● **TASK REQUIREMENTS**:
Nothing outside the range from the line with "Give me the" to the line with "import * as" belongs in the copy, and no pictures do either; repeat that range exactly.
— START —
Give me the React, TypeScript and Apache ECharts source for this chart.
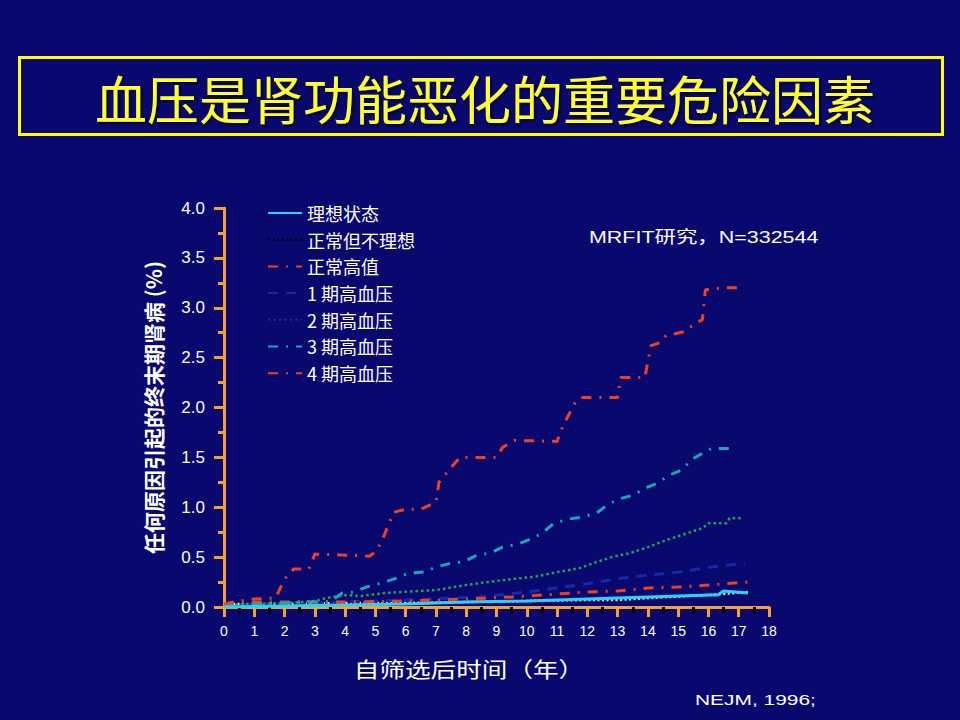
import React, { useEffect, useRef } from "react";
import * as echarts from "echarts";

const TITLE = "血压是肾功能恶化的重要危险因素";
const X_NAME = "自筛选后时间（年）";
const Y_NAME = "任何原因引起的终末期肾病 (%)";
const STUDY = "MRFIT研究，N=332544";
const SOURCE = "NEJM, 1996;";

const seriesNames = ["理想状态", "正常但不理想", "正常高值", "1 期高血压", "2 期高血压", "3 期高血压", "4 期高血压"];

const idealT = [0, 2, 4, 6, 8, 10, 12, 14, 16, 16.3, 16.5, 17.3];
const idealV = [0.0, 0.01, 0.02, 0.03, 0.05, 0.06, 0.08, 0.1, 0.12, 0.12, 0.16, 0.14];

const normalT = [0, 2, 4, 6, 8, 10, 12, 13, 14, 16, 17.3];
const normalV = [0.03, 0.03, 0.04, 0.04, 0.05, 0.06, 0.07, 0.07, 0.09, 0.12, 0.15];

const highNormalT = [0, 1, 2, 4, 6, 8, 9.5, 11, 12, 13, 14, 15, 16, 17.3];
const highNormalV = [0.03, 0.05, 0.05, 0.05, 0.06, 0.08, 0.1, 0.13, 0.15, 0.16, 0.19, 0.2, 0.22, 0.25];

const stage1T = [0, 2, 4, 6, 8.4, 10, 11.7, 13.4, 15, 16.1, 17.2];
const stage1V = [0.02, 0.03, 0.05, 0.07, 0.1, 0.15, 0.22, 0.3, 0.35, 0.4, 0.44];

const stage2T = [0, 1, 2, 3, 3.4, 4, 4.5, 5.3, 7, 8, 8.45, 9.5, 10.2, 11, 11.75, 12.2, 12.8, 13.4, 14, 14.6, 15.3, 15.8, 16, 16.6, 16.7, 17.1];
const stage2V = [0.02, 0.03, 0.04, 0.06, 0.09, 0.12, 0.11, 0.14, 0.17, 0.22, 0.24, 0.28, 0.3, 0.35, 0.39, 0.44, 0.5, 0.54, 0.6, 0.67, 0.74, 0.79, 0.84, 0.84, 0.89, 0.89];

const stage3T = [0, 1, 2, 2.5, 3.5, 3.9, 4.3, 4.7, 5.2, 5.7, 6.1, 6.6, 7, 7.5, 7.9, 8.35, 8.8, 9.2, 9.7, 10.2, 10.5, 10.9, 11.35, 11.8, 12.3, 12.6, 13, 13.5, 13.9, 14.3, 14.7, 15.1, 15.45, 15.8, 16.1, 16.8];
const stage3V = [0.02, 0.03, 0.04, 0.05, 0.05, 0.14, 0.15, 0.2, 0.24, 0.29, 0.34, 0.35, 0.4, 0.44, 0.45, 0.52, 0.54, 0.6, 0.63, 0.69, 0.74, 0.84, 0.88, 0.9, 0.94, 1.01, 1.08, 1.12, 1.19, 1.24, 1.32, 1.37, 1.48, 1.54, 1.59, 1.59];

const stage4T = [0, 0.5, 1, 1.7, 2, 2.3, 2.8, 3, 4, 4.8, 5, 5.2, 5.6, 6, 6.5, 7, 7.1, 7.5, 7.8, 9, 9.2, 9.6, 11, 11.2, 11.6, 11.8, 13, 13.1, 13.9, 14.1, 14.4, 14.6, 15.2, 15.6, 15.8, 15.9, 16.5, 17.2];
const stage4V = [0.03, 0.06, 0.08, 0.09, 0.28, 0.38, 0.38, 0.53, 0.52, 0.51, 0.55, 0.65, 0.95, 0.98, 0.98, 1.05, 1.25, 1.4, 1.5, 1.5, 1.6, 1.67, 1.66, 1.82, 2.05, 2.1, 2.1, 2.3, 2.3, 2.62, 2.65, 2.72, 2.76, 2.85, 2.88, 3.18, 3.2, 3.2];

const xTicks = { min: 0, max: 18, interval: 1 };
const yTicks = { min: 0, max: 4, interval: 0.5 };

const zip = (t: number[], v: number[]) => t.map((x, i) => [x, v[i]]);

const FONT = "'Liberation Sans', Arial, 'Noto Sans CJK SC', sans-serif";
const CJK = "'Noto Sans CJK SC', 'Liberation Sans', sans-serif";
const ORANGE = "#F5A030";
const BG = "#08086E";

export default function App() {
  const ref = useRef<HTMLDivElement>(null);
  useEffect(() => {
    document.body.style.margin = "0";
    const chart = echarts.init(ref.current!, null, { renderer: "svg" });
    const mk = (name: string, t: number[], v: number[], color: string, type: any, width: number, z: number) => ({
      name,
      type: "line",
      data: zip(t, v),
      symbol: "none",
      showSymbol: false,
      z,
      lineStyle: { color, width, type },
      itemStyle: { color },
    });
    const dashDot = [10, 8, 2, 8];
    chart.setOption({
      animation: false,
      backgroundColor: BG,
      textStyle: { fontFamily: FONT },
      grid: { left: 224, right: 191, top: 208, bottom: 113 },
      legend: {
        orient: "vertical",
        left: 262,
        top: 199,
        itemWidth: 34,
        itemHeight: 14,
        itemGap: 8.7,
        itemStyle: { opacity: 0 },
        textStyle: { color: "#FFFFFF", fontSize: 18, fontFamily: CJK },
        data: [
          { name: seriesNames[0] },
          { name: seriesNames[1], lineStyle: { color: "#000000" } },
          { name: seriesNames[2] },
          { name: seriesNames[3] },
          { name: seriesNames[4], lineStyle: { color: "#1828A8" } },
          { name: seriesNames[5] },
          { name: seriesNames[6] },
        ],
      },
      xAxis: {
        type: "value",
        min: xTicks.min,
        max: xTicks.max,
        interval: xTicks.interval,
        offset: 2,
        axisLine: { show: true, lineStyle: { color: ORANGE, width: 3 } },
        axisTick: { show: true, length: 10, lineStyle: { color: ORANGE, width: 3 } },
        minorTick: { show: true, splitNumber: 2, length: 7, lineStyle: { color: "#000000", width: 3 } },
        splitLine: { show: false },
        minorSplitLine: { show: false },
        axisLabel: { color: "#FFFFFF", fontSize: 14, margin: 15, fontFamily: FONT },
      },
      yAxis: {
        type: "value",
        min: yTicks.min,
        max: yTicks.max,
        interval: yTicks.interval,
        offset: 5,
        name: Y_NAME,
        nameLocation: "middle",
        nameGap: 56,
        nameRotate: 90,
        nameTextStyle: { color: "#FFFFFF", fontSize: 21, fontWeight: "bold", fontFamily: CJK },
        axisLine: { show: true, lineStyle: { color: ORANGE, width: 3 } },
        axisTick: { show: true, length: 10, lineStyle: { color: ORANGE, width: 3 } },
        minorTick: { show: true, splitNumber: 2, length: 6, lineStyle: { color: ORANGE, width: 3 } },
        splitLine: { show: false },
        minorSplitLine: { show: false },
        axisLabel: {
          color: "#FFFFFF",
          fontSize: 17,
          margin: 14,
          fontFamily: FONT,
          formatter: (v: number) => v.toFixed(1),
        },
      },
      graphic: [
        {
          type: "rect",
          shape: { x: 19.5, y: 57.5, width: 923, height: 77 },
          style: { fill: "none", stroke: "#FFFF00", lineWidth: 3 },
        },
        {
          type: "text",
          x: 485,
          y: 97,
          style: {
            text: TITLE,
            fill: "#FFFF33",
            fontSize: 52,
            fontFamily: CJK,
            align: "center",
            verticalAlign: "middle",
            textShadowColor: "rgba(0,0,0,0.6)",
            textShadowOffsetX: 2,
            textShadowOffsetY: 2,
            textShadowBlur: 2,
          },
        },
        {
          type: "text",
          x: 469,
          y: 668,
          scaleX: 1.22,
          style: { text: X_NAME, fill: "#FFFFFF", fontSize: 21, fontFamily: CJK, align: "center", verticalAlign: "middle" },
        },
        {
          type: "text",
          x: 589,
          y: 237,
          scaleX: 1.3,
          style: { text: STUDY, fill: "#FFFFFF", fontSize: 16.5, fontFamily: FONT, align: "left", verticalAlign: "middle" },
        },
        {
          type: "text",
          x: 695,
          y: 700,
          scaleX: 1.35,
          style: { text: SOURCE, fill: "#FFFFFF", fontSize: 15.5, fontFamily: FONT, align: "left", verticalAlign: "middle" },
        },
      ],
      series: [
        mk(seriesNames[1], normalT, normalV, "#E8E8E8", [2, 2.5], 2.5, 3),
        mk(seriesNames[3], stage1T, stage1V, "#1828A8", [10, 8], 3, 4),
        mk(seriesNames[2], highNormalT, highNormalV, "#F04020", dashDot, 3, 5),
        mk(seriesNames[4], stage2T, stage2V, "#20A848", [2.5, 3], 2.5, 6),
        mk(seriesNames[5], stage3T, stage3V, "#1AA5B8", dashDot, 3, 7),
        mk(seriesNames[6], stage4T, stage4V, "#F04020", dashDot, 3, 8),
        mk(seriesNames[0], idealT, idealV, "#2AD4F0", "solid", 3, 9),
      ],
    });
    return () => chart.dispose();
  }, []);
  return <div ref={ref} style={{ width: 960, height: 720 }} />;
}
— END —
— START —
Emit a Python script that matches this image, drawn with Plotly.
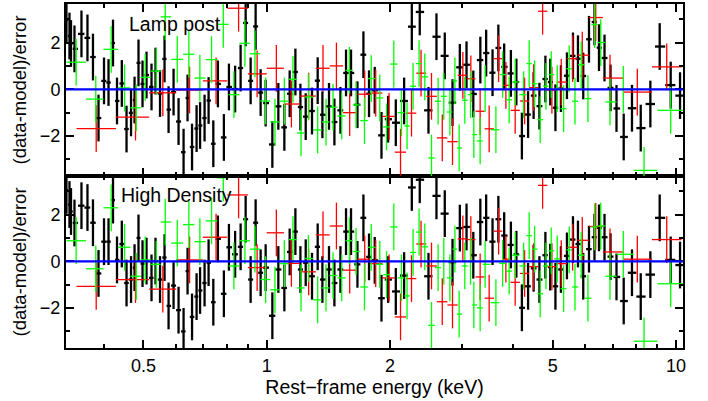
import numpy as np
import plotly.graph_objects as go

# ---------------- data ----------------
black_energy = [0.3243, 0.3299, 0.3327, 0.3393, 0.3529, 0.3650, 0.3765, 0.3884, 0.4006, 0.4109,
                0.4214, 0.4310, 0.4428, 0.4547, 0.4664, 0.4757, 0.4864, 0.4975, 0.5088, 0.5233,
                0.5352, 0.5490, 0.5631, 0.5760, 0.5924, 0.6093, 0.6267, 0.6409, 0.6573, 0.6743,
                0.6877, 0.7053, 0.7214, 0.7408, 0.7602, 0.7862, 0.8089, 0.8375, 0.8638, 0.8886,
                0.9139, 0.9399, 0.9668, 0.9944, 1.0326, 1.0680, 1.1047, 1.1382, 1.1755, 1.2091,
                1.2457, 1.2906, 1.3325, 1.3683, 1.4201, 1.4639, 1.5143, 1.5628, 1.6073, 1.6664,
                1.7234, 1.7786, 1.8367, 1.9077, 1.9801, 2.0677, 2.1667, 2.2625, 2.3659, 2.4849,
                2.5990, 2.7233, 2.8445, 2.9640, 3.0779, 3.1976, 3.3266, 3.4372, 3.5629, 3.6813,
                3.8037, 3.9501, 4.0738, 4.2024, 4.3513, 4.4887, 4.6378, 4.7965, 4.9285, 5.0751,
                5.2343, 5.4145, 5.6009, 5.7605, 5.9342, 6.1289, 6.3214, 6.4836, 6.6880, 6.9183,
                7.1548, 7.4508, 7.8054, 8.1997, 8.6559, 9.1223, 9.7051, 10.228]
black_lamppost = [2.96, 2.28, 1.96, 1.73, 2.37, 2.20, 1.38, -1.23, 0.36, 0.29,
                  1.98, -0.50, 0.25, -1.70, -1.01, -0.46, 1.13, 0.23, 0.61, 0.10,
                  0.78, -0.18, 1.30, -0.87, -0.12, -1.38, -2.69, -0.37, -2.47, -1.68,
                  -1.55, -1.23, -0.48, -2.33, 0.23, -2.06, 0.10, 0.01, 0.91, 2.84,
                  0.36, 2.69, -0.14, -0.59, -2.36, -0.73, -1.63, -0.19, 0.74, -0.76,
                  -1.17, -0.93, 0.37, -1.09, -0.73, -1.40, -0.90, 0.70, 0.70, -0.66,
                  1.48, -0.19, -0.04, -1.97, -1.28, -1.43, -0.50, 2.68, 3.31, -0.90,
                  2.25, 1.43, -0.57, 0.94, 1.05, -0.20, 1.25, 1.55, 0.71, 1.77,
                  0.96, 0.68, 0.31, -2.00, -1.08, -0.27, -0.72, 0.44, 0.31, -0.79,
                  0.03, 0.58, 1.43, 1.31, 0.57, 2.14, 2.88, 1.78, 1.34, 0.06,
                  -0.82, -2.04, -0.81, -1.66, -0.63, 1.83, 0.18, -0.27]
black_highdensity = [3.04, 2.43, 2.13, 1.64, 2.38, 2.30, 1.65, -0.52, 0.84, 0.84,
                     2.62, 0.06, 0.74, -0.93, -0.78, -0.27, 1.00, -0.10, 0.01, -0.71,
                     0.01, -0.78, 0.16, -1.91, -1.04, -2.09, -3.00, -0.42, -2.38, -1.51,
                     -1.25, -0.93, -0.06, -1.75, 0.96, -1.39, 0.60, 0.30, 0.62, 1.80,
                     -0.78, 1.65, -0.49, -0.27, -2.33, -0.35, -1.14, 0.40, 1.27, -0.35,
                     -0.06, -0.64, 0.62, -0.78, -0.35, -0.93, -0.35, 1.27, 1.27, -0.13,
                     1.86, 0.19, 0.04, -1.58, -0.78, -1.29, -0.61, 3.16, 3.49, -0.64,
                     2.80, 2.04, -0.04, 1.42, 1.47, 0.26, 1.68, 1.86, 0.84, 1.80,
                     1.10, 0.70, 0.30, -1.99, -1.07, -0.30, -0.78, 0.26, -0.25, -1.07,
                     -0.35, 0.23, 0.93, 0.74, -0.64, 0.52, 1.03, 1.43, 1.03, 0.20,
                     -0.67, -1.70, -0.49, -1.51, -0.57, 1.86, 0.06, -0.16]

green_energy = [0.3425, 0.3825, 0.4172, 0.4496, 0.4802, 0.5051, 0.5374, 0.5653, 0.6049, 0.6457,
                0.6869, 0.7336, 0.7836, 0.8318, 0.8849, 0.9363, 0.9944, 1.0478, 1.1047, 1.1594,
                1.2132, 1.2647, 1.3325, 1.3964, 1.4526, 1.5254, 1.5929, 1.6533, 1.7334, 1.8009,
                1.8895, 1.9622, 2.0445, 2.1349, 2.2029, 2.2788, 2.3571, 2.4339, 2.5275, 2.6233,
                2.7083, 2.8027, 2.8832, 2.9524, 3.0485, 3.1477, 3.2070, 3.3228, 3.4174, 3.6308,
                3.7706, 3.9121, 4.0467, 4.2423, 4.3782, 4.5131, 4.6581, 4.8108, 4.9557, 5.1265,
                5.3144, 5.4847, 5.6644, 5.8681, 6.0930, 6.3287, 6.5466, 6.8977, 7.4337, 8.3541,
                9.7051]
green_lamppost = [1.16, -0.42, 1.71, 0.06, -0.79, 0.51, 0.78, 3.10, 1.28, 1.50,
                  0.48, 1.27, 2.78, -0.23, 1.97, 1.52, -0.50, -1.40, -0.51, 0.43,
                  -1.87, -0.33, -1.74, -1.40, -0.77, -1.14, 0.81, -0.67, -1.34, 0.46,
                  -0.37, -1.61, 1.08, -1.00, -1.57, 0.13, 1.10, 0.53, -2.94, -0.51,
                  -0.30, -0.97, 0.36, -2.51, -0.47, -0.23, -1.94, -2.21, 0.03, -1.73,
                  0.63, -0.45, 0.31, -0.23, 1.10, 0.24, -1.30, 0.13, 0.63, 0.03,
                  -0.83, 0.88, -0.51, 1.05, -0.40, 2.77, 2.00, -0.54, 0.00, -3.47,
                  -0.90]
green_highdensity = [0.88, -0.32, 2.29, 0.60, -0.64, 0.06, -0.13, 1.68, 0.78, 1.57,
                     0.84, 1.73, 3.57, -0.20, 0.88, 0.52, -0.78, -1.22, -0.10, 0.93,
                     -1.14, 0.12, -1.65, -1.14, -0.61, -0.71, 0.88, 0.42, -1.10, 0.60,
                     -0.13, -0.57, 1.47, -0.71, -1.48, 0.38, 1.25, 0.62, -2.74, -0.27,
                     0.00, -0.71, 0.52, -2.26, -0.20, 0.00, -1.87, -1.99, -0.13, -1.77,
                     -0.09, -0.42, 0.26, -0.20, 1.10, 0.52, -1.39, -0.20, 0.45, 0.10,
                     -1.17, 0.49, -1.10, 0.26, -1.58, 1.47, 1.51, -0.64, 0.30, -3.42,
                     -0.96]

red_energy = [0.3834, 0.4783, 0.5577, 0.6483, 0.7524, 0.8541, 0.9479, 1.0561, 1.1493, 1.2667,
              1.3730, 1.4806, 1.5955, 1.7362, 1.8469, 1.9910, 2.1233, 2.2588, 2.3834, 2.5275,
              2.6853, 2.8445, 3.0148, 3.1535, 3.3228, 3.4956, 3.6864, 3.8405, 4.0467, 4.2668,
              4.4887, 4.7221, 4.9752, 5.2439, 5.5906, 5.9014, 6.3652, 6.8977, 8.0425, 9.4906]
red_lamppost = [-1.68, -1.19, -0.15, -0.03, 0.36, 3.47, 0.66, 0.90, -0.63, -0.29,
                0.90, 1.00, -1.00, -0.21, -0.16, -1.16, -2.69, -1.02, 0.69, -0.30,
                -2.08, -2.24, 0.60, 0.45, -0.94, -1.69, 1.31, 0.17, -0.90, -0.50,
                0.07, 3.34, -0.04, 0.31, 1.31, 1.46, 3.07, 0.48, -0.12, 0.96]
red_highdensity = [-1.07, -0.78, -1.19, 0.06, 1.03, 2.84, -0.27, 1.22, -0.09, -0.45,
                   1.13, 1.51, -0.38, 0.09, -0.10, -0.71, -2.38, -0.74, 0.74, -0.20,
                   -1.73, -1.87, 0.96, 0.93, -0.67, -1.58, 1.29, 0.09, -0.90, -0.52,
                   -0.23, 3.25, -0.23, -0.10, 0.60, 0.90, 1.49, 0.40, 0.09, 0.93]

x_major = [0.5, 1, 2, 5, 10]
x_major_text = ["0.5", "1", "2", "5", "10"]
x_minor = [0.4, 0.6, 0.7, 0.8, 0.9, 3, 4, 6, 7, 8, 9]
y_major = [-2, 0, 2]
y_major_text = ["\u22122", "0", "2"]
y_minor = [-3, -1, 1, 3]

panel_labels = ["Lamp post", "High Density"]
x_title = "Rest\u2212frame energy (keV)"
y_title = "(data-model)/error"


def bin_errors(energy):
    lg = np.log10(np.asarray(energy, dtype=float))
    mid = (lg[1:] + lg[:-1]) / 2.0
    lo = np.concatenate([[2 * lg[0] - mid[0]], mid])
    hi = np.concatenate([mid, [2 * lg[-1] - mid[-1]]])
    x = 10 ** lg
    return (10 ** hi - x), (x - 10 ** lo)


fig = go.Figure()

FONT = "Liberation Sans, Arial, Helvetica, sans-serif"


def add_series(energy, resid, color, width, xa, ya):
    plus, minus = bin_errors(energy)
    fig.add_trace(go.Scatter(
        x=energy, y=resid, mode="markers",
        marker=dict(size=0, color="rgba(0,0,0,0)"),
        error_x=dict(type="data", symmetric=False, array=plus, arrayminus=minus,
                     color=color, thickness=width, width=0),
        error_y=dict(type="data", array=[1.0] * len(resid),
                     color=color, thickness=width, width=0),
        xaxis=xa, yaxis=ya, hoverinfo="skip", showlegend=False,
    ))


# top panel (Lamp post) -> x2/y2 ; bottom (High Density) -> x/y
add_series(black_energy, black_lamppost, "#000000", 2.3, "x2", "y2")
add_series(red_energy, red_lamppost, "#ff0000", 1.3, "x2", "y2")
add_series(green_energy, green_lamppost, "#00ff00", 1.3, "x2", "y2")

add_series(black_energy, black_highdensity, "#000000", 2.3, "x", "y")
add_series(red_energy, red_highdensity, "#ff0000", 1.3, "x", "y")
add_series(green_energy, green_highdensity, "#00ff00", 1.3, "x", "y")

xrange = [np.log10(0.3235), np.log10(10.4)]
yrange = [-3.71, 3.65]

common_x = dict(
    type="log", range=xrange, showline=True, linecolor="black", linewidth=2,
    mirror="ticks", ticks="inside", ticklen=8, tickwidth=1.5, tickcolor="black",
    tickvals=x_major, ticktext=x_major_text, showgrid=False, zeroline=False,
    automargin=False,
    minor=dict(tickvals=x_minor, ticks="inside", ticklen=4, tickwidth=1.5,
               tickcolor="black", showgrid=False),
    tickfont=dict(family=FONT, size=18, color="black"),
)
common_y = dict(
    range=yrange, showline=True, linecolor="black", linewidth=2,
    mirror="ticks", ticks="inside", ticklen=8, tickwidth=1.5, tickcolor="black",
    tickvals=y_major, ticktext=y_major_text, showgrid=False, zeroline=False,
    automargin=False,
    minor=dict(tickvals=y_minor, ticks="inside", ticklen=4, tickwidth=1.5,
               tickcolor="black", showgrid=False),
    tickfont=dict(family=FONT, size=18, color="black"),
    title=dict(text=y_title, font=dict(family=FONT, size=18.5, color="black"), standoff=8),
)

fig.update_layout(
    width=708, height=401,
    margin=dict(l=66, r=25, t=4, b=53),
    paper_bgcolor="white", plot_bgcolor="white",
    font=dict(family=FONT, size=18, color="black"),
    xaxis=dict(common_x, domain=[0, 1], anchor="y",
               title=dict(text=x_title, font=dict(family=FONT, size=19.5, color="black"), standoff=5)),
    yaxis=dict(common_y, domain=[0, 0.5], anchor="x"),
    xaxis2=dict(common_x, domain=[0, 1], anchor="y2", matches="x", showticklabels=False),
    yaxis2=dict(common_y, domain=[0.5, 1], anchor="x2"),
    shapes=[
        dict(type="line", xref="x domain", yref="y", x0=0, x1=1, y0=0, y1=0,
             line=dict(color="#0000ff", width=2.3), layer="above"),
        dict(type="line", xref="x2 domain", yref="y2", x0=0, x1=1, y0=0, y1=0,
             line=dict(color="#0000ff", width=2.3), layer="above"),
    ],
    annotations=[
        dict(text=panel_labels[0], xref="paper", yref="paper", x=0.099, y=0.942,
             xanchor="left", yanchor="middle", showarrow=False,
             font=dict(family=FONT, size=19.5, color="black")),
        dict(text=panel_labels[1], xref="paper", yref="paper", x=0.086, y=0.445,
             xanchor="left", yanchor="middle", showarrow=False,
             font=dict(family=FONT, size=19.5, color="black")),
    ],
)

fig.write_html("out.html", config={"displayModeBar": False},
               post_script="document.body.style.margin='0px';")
— END —
● **ANSWER TO THIS TASK**:
Give me the React, TypeScript and Apache ECharts source for this chart.
import React, { useEffect, useRef } from "react";
import * as echarts from "echarts";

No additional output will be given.